Dans Terminator 2 : Le Jugement dernier, Sarah Connor la mère et la guerrière devenait une icône à la hauteur d'Ellen Ripley, grâce à la simplicité et la pureté de James Cameron, également à l'œuvre dans Aliens, le retour. Dans Dark Fate, la voir revenir encore plus badass, aux côtés de Grace la soldat "augmentée" en Kyle Reese bis, et Dani en Sarah Connor bis, alourdit le film à tous les niveaux.

Comme si rajouter deux couches allait effacer les défauts. Comme si de nobles intentions excusaient un forcing si pauvre. Aucun de ces personnages n'a le temps et l'espace pour exister, et les dialogues doivent alors expliciter la moindre idée. Il n'y a qu'à voir la scène où la vérité sur Dani (un clin d'œil drôle et cruel à Emilia Clarke ?) est révélée, pour constater le manque de finesse des ambitions.
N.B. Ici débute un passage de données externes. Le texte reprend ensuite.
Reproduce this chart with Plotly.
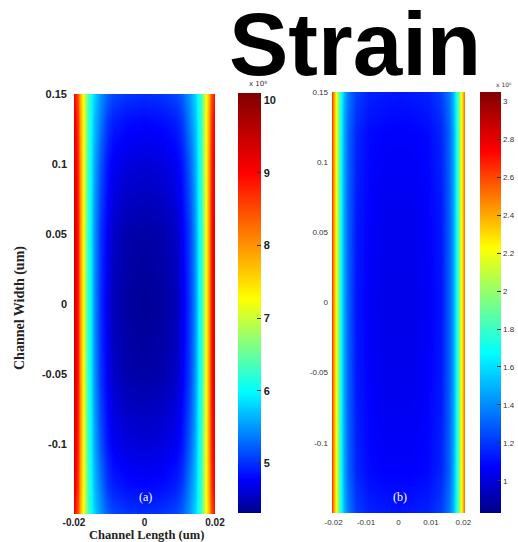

Si c'était ça, la grande motivation derrière Terminator : Dark Fate, elle, est bien manquée. Et difficile d'imaginer que ce soit autre chose, tant le reste est en pilotage automatique. Le désintérêt total pour Skynet, appelé ici Legion après avoir été renommé Genisys, montre que le sens devait être ailleurs. À l'arrivée, il n'y en a aucun, hormis celui des billets verts. Le voilà, le sombre, mais attendu destin de Terminator, aussi inextricable que le Jugement dernier.

 

Affiche française

Résumé

Terminator : Dark Fate a beau être moins mauvais que Genisys, il reste vide et médiocre. Il répète les erreurs des précédents épisodes, empile les personnages et pseudo-nouveautés pour justifier son existence, mais finit dans le même dépotoir que les blockbusters impersonnels qu'il pensait piétiner.

Autre avis Simon Riaux
On a beau sentir James Cameron derrière une poignée d'idées (le triple climax, l'écriture des personnages féminins...), l'ensemble frôle l'indigence et s'avère bien incapable d'égaler le premier Terminator en matière de spectacle ou d'investissement émotionnel.
Autre avis Lino Cassinat
Ok, c'est mieux que Genisys. Ok, le retour de Sarah Connor est plutôt réussi. Pour le reste, c'est encore une itération dispensable d'une mythologie qu'il est grand temps de laisser en paix. Dark Fate est à peine un film passable, à cause de scènes d'action pâteuses et de personnages allant du fade à l'insupportable. On s'ennuie vite et ferme.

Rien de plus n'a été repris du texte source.